New York seems custom-made for murder mysteries. Even its geography lends a hand. With the heavy influence of Dutch words and history felt throughout the city, you find lots of eerie-sounding names. Take, for example, “kills,” a Dutch word for creeks that plays into settings throughout the city (and even the state).
British writer Peter Milligan (a longtime comics veteran who came to the United States in the final wave of the British Invasion of comics at the end of the ‘80s) takes full advantage of that in The Bronx Kill, named after the waterway that separates the southern tip of the Bronx from Randall’s Island in the East River. Milligan has written a variety of styles throughout his storied career, which has involved some of comics’ most well-known characters. The noir stylings of The Bronx Kill fit him just as well as the bizarre antics he played to wild effect in X-Statix.
Martin Keane’s father, grandfather, and great-grandfather were all New York City cops, but Martin has no calling to the profession. He’s a writer, and asThe Bronx Kill opens he’s struggling with bad reviews over his second novel. His supportive wife, Erin, is no longer his biggest fan, although she’s trying to help her husband see beyond the bad reviews and focus instead on the next book—the research of which will take Martin to Ireland for several months of research. In addition, a mystery plagues the Keane family: Martin’s great-grandfather was murdered on the Bronx Kill some 50 years ago, and the crime was never solved.

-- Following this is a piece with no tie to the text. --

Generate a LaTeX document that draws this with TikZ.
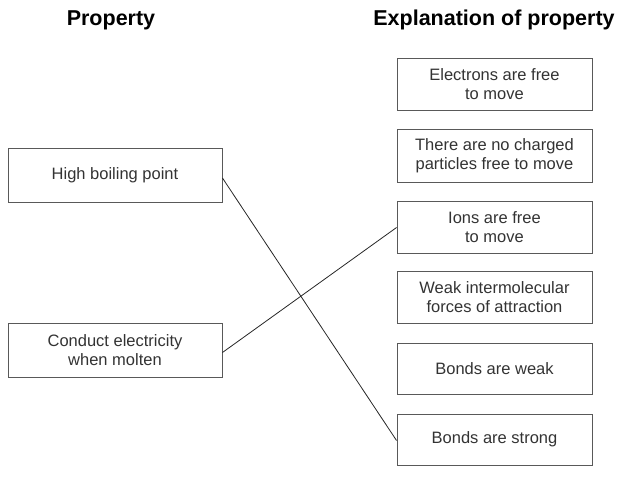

Martin’s return from his trip to Ireland is uneventful, and things seem as normal as always: Things are going well between him and his wife, and Martin and his father are still at loggerheads over, well, everything. But then Erin goes missing in the middle of the night, disappearing without a trace from their tiny apartment. The only suspect in the case is Martin, and even his dad can’t keep the cops from raking Martin over the coals.
The mystery deepens when Martin spies a woman who looks eerily similar to his missing wife. With publicity growing over the case and the police convinced that he is guilty, Martin is forced to take the investigation into his own hands—starting with the mystery woman, who will force him to uncover long-hidden secrets about his family. The dark tale takes an even darker twist here.
Throughout the book, Milligan scatters the prose text of Martin’s next book, complete with editing marks. The new book itself has odd connections to the family drama unfolding in Martin’s life, a nice trick perfectly executed here by Milligan.
The Bronx Kill is another fine example of how well Vertigo’s new noir initiative is working.